# Exercise prompt
Copy the lines that follow, keeping every character the same.

# Provided data
- - - -
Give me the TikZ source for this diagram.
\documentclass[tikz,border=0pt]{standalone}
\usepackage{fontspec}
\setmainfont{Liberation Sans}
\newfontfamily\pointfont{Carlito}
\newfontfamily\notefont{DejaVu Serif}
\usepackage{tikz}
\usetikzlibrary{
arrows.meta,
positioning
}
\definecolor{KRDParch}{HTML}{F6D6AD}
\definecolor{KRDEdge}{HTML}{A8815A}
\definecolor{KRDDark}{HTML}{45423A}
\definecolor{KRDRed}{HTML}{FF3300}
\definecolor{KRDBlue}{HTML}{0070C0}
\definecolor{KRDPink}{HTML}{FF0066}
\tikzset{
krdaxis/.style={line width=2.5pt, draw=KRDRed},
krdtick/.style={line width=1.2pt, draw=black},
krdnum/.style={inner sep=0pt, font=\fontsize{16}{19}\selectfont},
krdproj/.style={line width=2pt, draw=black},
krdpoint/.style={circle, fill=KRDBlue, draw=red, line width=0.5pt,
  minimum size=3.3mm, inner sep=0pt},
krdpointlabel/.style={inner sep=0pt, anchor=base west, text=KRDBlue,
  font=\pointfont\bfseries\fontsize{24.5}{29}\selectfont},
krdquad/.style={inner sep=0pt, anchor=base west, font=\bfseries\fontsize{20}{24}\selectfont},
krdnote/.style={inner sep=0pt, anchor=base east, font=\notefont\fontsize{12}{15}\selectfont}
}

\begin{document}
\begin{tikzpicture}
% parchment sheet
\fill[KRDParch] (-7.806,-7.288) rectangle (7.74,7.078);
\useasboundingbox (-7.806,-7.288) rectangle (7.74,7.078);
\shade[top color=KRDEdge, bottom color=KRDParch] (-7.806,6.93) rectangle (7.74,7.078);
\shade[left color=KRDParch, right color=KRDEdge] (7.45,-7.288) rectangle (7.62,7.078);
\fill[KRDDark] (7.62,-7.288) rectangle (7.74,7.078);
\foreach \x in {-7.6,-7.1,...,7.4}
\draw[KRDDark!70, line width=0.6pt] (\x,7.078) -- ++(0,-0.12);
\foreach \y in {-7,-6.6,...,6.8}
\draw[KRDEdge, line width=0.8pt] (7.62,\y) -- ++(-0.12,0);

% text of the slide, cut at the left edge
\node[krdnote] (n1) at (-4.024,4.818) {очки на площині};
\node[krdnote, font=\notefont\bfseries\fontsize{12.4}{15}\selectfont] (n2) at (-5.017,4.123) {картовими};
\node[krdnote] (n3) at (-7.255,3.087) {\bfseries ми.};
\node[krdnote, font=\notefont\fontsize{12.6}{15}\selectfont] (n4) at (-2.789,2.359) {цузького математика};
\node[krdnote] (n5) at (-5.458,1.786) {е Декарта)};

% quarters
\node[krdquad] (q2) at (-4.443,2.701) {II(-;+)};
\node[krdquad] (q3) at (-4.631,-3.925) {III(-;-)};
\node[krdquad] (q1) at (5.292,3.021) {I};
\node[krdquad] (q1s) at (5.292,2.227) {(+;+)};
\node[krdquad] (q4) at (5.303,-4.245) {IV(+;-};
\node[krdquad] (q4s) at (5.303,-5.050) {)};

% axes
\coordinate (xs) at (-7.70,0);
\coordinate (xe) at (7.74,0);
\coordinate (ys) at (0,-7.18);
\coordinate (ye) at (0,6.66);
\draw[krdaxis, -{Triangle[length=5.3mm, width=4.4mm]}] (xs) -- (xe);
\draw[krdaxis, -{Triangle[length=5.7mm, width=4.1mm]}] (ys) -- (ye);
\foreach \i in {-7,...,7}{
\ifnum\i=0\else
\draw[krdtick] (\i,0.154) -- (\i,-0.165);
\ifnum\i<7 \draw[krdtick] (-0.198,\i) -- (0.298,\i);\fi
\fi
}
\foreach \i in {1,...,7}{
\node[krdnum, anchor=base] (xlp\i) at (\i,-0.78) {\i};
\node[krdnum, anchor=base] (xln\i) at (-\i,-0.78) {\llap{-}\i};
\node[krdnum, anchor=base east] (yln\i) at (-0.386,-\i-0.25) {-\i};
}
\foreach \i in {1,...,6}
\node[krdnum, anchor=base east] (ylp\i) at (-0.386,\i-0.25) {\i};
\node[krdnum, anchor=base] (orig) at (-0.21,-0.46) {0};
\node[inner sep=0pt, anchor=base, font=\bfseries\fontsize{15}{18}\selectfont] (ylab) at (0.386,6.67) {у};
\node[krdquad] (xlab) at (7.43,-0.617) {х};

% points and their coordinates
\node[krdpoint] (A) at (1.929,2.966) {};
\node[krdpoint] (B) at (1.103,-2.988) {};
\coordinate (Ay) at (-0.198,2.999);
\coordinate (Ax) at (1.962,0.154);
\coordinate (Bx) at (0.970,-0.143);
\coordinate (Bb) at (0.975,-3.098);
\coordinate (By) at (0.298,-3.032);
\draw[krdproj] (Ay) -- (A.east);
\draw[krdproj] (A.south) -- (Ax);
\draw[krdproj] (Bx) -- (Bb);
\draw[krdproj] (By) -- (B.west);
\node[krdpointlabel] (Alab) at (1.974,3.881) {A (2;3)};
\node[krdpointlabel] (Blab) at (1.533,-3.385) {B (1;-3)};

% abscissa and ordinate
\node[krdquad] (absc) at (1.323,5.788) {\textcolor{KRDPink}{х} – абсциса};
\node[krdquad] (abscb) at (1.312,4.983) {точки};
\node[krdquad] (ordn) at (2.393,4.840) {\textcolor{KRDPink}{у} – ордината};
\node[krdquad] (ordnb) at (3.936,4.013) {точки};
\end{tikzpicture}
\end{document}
- - - -
# Full answer
Give me the TikZ source for this diagram.
\documentclass[tikz,border=0pt]{standalone}
\usepackage{fontspec}
\setmainfont{Liberation Sans}
\newfontfamily\pointfont{Carlito}
\newfontfamily\notefont{DejaVu Serif}
\usepackage{tikz}
\usetikzlibrary{
arrows.meta,
positioning
}
\definecolor{KRDParch}{HTML}{F6D6AD}
\definecolor{KRDEdge}{HTML}{A8815A}
\definecolor{KRDDark}{HTML}{45423A}
\definecolor{KRDRed}{HTML}{FF3300}
\definecolor{KRDBlue}{HTML}{0070C0}
\definecolor{KRDPink}{HTML}{FF0066}
\tikzset{
krdaxis/.style={line width=2.5pt, draw=KRDRed},
krdtick/.style={line width=1.2pt, draw=black},
krdnum/.style={inner sep=0pt, font=\fontsize{16}{19}\selectfont},
krdproj/.style={line width=2pt, draw=black},
krdpoint/.style={circle, fill=KRDBlue, draw=red, line width=0.5pt,
  minimum size=3.3mm, inner sep=0pt},
krdpointlabel/.style={inner sep=0pt, anchor=base west, text=KRDBlue,
  font=\pointfont\bfseries\fontsize{24.5}{29}\selectfont},
krdquad/.style={inner sep=0pt, anchor=base west, font=\bfseries\fontsize{20}{24}\selectfont},
krdnote/.style={inner sep=0pt, anchor=base east, font=\notefont\fontsize{12}{15}\selectfont}
}

\begin{document}
\begin{tikzpicture}
% parchment sheet
\fill[KRDParch] (-7.806,-7.288) rectangle (7.74,7.078);
\useasboundingbox (-7.806,-7.288) rectangle (7.74,7.078);
\shade[top color=KRDEdge, bottom color=KRDParch] (-7.806,6.93) rectangle (7.74,7.078);
\shade[left color=KRDParch, right color=KRDEdge] (7.45,-7.288) rectangle (7.62,7.078);
\fill[KRDDark] (7.62,-7.288) rectangle (7.74,7.078);
\foreach \x in {-7.6,-7.1,...,7.4}
\draw[KRDDark!70, line width=0.6pt] (\x,7.078) -- ++(0,-0.12);
\foreach \y in {-7,-6.6,...,6.8}
\draw[KRDEdge, line width=0.8pt] (7.62,\y) -- ++(-0.12,0);

% text of the slide, cut at the left edge
\node[krdnote] (n1) at (-4.024,4.818) {очки на площині};
\node[krdnote, font=\notefont\bfseries\fontsize{12.4}{15}\selectfont] (n2) at (-5.017,4.123) {картовими};
\node[krdnote] (n3) at (-7.255,3.087) {\bfseries ми.};
\node[krdnote, font=\notefont\fontsize{12.6}{15}\selectfont] (n4) at (-2.789,2.359) {цузького математика};
\node[krdnote] (n5) at (-5.458,1.786) {е Декарта)};

% quarters
\node[krdquad] (q2) at (-4.443,2.701) {II(-;+)};
\node[krdquad] (q3) at (-4.631,-3.925) {III(-;-)};
\node[krdquad] (q1) at (5.292,3.021) {I};
\node[krdquad] (q1s) at (5.292,2.227) {(+;+)};
\node[krdquad] (q4) at (5.303,-4.245) {IV(+;-};
\node[krdquad] (q4s) at (5.303,-5.050) {)};

% axes
\coordinate (xs) at (-7.70,0);
\coordinate (xe) at (7.74,0);
\coordinate (ys) at (0,-7.18);
\coordinate (ye) at (0,6.66);
\draw[krdaxis, -{Triangle[length=5.3mm, width=4.4mm]}] (xs) -- (xe);
\draw[krdaxis, -{Triangle[length=5.7mm, width=4.1mm]}] (ys) -- (ye);
\foreach \i in {-7,...,7}{
\ifnum\i=0\else
\draw[krdtick] (\i,0.154) -- (\i,-0.165);
\ifnum\i<7 \draw[krdtick] (-0.198,\i) -- (0.298,\i);\fi
\fi
}
\foreach \i in {1,...,7}{
\node[krdnum, anchor=base] (xlp\i) at (\i,-0.78) {\i};
\node[krdnum, anchor=base] (xln\i) at (-\i,-0.78) {\llap{-}\i};
\node[krdnum, anchor=base east] (yln\i) at (-0.386,-\i-0.25) {-\i};
}
\foreach \i in {1,...,6}
\node[krdnum, anchor=base east] (ylp\i) at (-0.386,\i-0.25) {\i};
\node[krdnum, anchor=base] (orig) at (-0.21,-0.46) {0};
\node[inner sep=0pt, anchor=base, font=\bfseries\fontsize{15}{18}\selectfont] (ylab) at (0.386,6.67) {у};
\node[krdquad] (xlab) at (7.43,-0.617) {х};

% points and their coordinates
\node[krdpoint] (A) at (1.929,2.966) {};
\node[krdpoint] (B) at (1.103,-2.988) {};
\coordinate (Ay) at (-0.198,2.999);
\coordinate (Ax) at (1.962,0.154);
\coordinate (Bx) at (0.970,-0.143);
\coordinate (Bb) at (0.975,-3.098);
\coordinate (By) at (0.298,-3.032);
\draw[krdproj] (Ay) -- (A.east);
\draw[krdproj] (A.south) -- (Ax);
\draw[krdproj] (Bx) -- (Bb);
\draw[krdproj] (By) -- (B.west);
\node[krdpointlabel] (Alab) at (1.974,3.881) {A (2;3)};
\node[krdpointlabel] (Blab) at (1.533,-3.385) {B (1;-3)};

% abscissa and ordinate
\node[krdquad] (absc) at (1.323,5.788) {\textcolor{KRDPink}{х} – абсциса};
\node[krdquad] (abscb) at (1.312,4.983) {точки};
\node[krdquad] (ordn) at (2.393,4.840) {\textcolor{KRDPink}{у} – ордината};
\node[krdquad] (ordnb) at (3.936,4.013) {точки};
\end{tikzpicture}
\end{document}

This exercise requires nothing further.